-- BEGIN SUPPLIED INFORMATION --

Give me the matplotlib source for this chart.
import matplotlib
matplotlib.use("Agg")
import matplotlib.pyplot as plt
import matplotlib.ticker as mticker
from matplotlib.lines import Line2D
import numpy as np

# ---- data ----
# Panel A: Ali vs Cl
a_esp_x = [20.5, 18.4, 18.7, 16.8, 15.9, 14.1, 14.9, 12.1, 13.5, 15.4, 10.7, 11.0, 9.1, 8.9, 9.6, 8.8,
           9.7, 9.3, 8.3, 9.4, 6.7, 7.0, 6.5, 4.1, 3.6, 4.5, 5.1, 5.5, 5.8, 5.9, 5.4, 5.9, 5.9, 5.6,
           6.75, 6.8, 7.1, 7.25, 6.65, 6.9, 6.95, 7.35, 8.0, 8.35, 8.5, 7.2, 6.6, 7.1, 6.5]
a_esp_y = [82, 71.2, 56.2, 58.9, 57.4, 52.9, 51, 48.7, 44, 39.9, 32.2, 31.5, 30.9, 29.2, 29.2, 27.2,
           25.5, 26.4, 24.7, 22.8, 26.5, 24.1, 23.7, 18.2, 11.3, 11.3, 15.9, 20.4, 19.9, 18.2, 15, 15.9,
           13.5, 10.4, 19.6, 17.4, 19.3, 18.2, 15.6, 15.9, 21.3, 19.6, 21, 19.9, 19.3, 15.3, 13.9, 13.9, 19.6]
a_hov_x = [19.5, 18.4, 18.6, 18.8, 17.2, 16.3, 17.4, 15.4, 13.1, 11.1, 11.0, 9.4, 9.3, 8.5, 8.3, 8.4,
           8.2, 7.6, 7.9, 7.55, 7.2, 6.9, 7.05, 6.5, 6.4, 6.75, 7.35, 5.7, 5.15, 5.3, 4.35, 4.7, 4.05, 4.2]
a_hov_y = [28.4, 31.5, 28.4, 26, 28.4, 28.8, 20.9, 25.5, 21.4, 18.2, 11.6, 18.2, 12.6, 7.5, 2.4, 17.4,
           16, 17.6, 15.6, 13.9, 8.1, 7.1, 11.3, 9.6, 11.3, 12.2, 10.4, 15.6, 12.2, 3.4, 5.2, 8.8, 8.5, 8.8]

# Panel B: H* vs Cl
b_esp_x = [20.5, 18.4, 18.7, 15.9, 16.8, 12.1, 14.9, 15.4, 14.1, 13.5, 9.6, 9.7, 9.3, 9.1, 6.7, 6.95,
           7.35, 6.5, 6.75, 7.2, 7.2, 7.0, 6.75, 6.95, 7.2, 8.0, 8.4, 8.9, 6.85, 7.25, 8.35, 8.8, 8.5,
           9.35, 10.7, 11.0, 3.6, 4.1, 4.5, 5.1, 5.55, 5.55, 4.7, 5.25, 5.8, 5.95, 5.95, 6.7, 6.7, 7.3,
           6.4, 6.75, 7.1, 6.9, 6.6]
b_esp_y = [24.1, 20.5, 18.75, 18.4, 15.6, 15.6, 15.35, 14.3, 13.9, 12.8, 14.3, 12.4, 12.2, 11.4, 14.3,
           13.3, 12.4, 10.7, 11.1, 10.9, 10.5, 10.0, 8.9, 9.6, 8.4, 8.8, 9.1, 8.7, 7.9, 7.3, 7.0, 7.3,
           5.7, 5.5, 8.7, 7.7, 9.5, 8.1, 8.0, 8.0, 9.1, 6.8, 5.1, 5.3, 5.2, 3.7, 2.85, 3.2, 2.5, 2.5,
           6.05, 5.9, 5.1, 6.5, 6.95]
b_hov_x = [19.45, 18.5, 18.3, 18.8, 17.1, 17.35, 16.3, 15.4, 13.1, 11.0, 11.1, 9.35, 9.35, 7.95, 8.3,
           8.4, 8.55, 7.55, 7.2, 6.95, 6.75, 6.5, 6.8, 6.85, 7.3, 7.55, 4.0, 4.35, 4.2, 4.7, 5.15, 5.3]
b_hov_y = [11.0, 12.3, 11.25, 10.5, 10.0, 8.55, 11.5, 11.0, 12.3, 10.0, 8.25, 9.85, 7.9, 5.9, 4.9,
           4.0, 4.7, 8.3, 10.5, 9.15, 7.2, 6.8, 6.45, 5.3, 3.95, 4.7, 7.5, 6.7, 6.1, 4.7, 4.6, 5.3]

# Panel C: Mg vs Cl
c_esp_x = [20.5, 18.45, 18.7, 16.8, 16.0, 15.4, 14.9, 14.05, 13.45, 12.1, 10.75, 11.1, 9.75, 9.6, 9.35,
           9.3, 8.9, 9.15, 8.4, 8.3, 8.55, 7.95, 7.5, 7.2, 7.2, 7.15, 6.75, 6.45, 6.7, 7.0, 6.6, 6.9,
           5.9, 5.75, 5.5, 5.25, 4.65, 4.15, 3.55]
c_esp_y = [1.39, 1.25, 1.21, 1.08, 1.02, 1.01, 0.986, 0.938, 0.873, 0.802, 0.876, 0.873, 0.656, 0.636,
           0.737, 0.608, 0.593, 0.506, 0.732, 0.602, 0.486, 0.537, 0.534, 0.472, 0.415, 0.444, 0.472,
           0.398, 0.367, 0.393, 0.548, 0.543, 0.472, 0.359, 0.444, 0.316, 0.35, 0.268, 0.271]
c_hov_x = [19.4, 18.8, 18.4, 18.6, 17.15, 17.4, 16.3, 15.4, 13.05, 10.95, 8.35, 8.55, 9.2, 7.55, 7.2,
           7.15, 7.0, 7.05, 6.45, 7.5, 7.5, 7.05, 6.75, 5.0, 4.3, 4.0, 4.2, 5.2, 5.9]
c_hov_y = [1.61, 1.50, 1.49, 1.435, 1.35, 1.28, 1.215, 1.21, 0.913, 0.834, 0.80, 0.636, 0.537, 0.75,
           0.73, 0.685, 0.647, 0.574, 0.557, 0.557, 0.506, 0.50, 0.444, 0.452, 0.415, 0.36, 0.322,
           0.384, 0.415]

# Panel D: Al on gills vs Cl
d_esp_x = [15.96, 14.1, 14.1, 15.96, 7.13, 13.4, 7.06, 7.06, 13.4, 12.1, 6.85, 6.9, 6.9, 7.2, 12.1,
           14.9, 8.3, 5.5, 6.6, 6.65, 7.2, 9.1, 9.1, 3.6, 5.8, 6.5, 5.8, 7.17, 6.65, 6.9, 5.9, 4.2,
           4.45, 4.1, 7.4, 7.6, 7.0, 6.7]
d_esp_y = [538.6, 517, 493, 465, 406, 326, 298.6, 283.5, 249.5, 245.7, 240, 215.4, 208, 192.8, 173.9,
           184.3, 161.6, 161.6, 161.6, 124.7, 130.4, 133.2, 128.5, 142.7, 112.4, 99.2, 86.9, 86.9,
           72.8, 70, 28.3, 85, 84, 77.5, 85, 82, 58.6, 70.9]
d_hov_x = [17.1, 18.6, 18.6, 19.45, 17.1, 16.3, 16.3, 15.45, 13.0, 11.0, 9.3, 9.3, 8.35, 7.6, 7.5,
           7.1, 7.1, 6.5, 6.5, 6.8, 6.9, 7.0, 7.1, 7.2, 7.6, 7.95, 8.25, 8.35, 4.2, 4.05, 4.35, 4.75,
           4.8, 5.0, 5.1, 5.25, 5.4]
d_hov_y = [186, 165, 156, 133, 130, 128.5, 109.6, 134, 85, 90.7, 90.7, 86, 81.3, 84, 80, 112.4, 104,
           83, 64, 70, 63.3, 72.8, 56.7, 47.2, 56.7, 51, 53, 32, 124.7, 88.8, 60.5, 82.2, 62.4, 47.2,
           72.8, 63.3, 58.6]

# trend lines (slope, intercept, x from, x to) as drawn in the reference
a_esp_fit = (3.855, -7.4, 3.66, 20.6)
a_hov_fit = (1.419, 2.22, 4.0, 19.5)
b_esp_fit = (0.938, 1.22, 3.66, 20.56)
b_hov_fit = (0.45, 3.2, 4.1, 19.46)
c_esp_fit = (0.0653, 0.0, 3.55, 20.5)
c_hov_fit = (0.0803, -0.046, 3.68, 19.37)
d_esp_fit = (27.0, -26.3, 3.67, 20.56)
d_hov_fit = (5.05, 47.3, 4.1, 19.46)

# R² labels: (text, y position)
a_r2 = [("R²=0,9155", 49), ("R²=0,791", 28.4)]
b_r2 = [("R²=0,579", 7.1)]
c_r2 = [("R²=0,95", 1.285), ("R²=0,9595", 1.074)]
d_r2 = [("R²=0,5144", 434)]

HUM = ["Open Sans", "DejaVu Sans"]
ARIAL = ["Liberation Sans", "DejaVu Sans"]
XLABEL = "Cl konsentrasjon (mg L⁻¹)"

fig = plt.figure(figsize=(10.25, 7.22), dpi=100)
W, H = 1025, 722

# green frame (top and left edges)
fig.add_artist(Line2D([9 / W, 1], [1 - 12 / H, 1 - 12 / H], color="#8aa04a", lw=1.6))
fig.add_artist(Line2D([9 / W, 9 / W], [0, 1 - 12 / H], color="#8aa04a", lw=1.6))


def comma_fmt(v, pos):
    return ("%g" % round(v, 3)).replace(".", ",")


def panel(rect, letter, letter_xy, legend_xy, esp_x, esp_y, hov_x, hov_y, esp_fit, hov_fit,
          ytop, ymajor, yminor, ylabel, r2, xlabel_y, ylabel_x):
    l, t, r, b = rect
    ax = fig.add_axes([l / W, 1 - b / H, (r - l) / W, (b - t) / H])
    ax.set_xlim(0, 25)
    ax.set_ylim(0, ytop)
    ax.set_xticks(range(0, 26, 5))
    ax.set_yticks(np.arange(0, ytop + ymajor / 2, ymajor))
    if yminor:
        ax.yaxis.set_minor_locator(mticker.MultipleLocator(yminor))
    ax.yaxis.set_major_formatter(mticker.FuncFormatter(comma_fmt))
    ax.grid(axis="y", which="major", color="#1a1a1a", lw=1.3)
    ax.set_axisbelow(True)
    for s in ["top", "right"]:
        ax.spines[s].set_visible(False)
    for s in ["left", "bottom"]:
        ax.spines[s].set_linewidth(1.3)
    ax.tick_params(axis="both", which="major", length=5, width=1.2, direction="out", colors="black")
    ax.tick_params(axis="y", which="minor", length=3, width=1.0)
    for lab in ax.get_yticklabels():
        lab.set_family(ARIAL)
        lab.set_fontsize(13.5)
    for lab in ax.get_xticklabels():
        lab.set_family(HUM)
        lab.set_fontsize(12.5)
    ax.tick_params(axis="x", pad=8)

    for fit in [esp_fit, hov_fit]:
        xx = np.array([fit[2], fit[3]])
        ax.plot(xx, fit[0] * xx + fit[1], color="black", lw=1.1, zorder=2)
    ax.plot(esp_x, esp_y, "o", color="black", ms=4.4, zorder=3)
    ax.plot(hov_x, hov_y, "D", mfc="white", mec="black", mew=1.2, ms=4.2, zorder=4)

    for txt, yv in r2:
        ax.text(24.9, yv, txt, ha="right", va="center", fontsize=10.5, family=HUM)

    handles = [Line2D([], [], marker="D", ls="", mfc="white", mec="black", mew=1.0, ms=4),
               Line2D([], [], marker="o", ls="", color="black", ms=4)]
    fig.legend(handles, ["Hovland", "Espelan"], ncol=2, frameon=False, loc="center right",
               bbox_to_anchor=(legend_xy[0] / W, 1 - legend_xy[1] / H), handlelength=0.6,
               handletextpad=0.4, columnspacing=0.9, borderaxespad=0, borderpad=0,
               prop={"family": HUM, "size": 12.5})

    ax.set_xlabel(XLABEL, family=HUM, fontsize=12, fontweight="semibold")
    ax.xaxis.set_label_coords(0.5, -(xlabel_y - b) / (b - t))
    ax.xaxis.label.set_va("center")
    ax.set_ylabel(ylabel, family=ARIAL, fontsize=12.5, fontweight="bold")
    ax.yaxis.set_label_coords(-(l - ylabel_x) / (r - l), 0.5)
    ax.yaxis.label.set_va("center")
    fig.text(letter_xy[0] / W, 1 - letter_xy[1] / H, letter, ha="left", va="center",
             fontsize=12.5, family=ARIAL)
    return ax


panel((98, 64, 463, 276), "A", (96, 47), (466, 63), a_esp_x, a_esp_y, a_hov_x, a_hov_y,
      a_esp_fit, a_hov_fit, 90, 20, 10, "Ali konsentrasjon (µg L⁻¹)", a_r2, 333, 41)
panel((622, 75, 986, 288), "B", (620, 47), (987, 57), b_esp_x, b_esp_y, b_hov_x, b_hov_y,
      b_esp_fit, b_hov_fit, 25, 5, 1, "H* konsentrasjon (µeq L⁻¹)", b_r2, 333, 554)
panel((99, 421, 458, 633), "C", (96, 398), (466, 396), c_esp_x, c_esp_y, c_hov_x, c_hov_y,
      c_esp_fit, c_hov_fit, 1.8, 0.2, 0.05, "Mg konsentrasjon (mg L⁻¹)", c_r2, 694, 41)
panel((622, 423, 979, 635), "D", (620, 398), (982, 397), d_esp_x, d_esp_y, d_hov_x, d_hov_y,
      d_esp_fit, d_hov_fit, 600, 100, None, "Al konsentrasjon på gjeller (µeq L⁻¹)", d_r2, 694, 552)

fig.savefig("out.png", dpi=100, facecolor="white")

-- END SUPPLIED INFORMATION --

▶ _WORK TO COMPLETE_: Include the first line, the line containing "import numpy as np", and every line between them, copied exactly from the material above; output no other line.

▶ _ANSWER TO THIS PROBLEM_:
Give me the matplotlib source for this chart.
import matplotlib
matplotlib.use("Agg")
import matplotlib.pyplot as plt
import matplotlib.ticker as mticker
from matplotlib.lines import Line2D
import numpy as np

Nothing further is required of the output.